After the damage to the pipeline, the Newnew Polar Bear first sailed to St. Petersburg and Arkhangelsk in Russia and later docked in China’s port of Tianjin.
Eoin Micheal McNamara, a global security expert at the Finland Institute of International Affairs, told VOA that Finnish people doubt Beijing’s claim that the ship’s damage to the pipeline was an accident.
“Undersea infrastructure elsewhere in the wider Nordic-Baltic region has also been damaged by ‘manmade activity’ in recent years. There was the Nord Stream sabotage in 2022 and the severing of a data cable between Norway and its Arctic island of Svalbard before that,” McNamara said. “As geopolitical tensions rise, more targeted sabotage is being expected.”

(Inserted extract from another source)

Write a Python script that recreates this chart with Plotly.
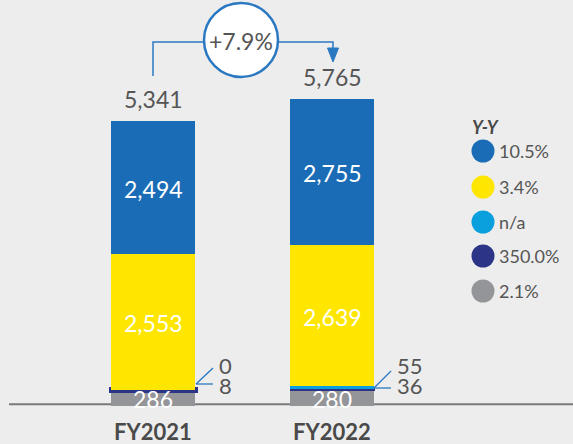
import plotly.graph_objects as go

# ---------------- data ----------------
categories = ["FY2021", "FY2022"]
gray_vals = [286, 280]
navy_vals = [8, 36]
lightblue_vals = [0, 55]
yellow_vals = [2553, 2639]
blue_vals = [2494, 2755]
totals = [5341, 5765]
growth_label = "+7.9%"
legend_title = "Y-Y"
legend_labels = ["10.5%", "3.4%", "n/a", "350.0%", "2.1%"]

# ---------------- style ----------------
W, H = 573, 444
BG = "#ededed"
C_BLUE = "#1a6cb6"
C_YELLOW = "#ffe600"
C_LBLUE = "#0aa0de"
C_NAVY = "#2b3486"
C_GRAY = "#949598"
C_LINE = "#2a78c2"
TXT = "#555555"
FONT = "Lato"

BASE_PX = 405.5      # pixel row of value 0
SCALE = 0.0532       # pixels per unit
yrange = [-(H - BASE_PX) / SCALE, BASE_PX / SCALE]
PX_PER_CAT = 179.0
X0_PX = 153.0
xrange = [-X0_PX / PX_PER_CAT, (W - X0_PX) / PX_PER_CAT]


def px(x):
    return x / W


def py(y):
    return 1 - y / H


fig = go.Figure()

series = [
    (gray_vals, C_GRAY, "gray"),
    (navy_vals, C_NAVY, "navy"),
    (lightblue_vals, C_LBLUE, "lightblue"),
    (yellow_vals, C_YELLOW, "yellow"),
    (blue_vals, C_BLUE, "blue"),
]
for vals, col, name in series:
    line = dict(width=0)
    if name == "navy":
        line = dict(width=[5, 1], color=C_NAVY)
    fig.add_trace(go.Bar(x=categories, y=vals, name=name,
                         marker=dict(color=col, line=line),
                         hoverinfo="skip", showlegend=False))

annotations = []
shapes = []


def ann(**kw):
    kw.setdefault("showarrow", False)
    kw.setdefault("xanchor", "center")
    kw.setdefault("yanchor", "middle")
    annotations.append(kw)


for i, cat in enumerate(categories):
    g = gray_vals[i]
    base_y = g + navy_vals[i] + lightblue_vals[i]
    # inside labels (white)
    for val, bottom in [(g, 0), (yellow_vals[i], base_y),
                        (blue_vals[i], base_y + yellow_vals[i])]:
        ann(x=cat, y=bottom + val / 2, xref="x", yref="y", text=f"{val:,}",
            font=dict(family=FONT, size=23, color="white"), yshift=-1)
    # totals
    ann(x=cat, y=totals[i], xref="x", yref="y", text=f"{totals[i]:,}",
        yanchor="bottom", yshift=6, font=dict(family=FONT, size=23, color=TXT))
    # small segment labels
    xs = 64 if i == 0 else 63
    ann(x=cat, y=g, xref="x", yref="y", text=f"{lightblue_vals[i]:,}",
        xanchor="left", xshift=xs, yshift=25, font=dict(family=FONT, size=22, color=TXT))
    ann(x=cat, y=g, xref="x", yref="y", text=f"{navy_vals[i]:,}",
        xanchor="left", xshift=xs, yshift=5, font=dict(family=FONT, size=22, color=TXT))
    # category labels
    ann(x=cat, y=py(431), xref="x", yref="paper", text=f"<b>{cat}</b>",
        font=dict(family=FONT, size=22, color="#4a4a4a"))

# leader lines
for (x0, y0, x1, y1a, y1b) in [(196, 384, 213, 384, 368), (374, 388, 391, 388, 371)]:
    shapes.append(dict(type="line", xref="paper", yref="paper", x0=px(x0), y0=py(y0),
                       x1=px(x1), y1=py(y1a), line=dict(color=C_LINE, width=1.3)))
    shapes.append(dict(type="line", xref="paper", yref="paper", x0=px(x0), y0=py(y0),
                       x1=px(x1), y1=py(y1b), line=dict(color=C_LINE, width=1.3)))

# baseline
shapes.append(dict(type="line", xref="paper", yref="paper", x0=px(9), x1=1,
                   y0=py(404.3), y1=py(404.3), line=dict(color="#7a7a7a", width=2),
                   layer="below"))

# growth arrow
path = f"M {px(153)},{py(76)} L {px(153)},{py(42)} L {px(333)},{py(42)} L {px(333)},{py(50)}"
shapes.append(dict(type="path", xref="paper", yref="paper", path=path,
                   line=dict(color=C_LINE, width=1.5)))
head = f"M {px(327.5)},{py(48)} L {px(338.5)},{py(48)} L {px(333)},{py(62)} Z"
shapes.append(dict(type="path", xref="paper", yref="paper", path=head,
                   fillcolor=C_LINE, line=dict(color=C_LINE, width=1)))
shapes.append(dict(type="circle", xref="paper", yref="paper",
                   x0=px(204), x1=px(278), y0=py(77), y1=py(3),
                   fillcolor="white", line=dict(color=C_LINE, width=2.5)))
ann(x=px(241), y=py(41), xref="paper", yref="paper", text=growth_label,
    font=dict(family=FONT, size=23, color=TXT))

# legend
ann(x=px(470), y=py(127), xref="paper", yref="paper",
    text=f"<b><i>{legend_title}</i></b>", xanchor="left",
    font=dict(family=FONT, size=18, color="#4a4a4a"))
leg_colors = [C_BLUE, C_YELLOW, C_LBLUE, C_NAVY, C_GRAY]
leg_y = [151, 187, 222, 256, 291]
for lab, col, yy in zip(legend_labels, leg_colors, leg_y):
    shapes.append(dict(type="circle", xref="paper", yref="paper",
                       x0=px(483 - 11.5), x1=px(483 + 11.5), y0=py(yy + 11.5), y1=py(yy - 11.5),
                       fillcolor=col, line=dict(width=0)))
    ann(x=px(497), y=py(yy), xref="paper", yref="paper", text=lab, xanchor="left",
        font=dict(family=FONT, size=18, color=TXT))

fig.update_layout(
    width=W, height=H, barmode="stack", bargap=1 - 84 / PX_PER_CAT,
    paper_bgcolor=BG, plot_bgcolor=BG,
    margin=dict(l=0, r=0, t=0, b=0),
    xaxis=dict(range=xrange, visible=False, type="category"),
    yaxis=dict(range=yrange, visible=False),
    annotations=annotations, shapes=shapes,
    font=dict(family=FONT),
)

fig.write_html("out.html", config={"displayModeBar": False},
               post_script="document.body.style.margin='0';document.body.style.background='#ededed';")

German media reported this week that investigators asked Poland to arrest a Ukrainian diving instructor for allegedly being part of a team that blew up the Baltic Sea’s Nord Stream gas pipelines, which supplied Russian gas to Europe. Russia blamed Britain, Ukraine and the United States for the sabotage, which they denied.
McNamara said there are suspicions that Russia was involved in the damage to the Balticconnector pipeline. “Plausible deniability is a key tenet for hybrid interference. There are suspicions that use of a Hong Kong-registered vessel was a tactic to gain this plausible deniability,” he said.
Russian President Vladimir Putin last year dismissed the idea that Russia could have been behind an attack on the pipeline as “rubbish.”
Estonia and Finland are still jointly investigating the ship, which China’s NewNew Shipping Company owns.
The Estonian prosecutor’s office, which oversees the investigation, said under international law, China’s statement acknowledging the ship caused the damage as an “accident” cannot be used as evidence in a criminal investigation because China has not invited Estonian criminal investigators to participate in Beijing’s own investigation.
VOA contacted the Chinese Foreign Ministry about the matter but was referred to the Chinese shipping departments.
Chinese Foreign Ministry spokesperson Lin Jian at a news briefing on August 13 said, “China is advancing the investigation in accordance with the facts and the law and is in close communication with relevant countries. It is hoped that all parties will continue to promote the investigation in a professional, objective and cooperative manner, and jointly ensure that the incident is handled in a sound manner.”
Finnish Foreign Minister Elina Valtonen told VOA in an email, “We are constantly cooperating with China and exchanging information regarding this matter, but we will not go into details because the investigation is still ongoing.”
The Finnish National Bureau of Investigation, or NBI, which is investigating the case, told VOA that the Finnish and Estonian authorities have been cooperating with the Chinese authorities on the matter. The NBI said it will publish the findings with the Estonian side as early as this fall.
“Based on the evidence collected and information analyzed during the investigation, it can be stated that the course of events is considered clear and there are sufficient reasons to suspect that the container vessel Newnew Polar Bear is linked to the damages. The cause for the damages seems to be the anchor and anchor chain [struck] the mentioned vessel.”
The NBI added, “It must be stated that the investigation is still ongoing and final conclusions, what was behind these incidents (technical failure — negligence, poor seamanship — deliberate act), can be made only after all necessary investigative measures have been finalized, and this will still take some time.”
VOA’s Adrianna Zhang contributed to this report. Some information was provided by Reuters.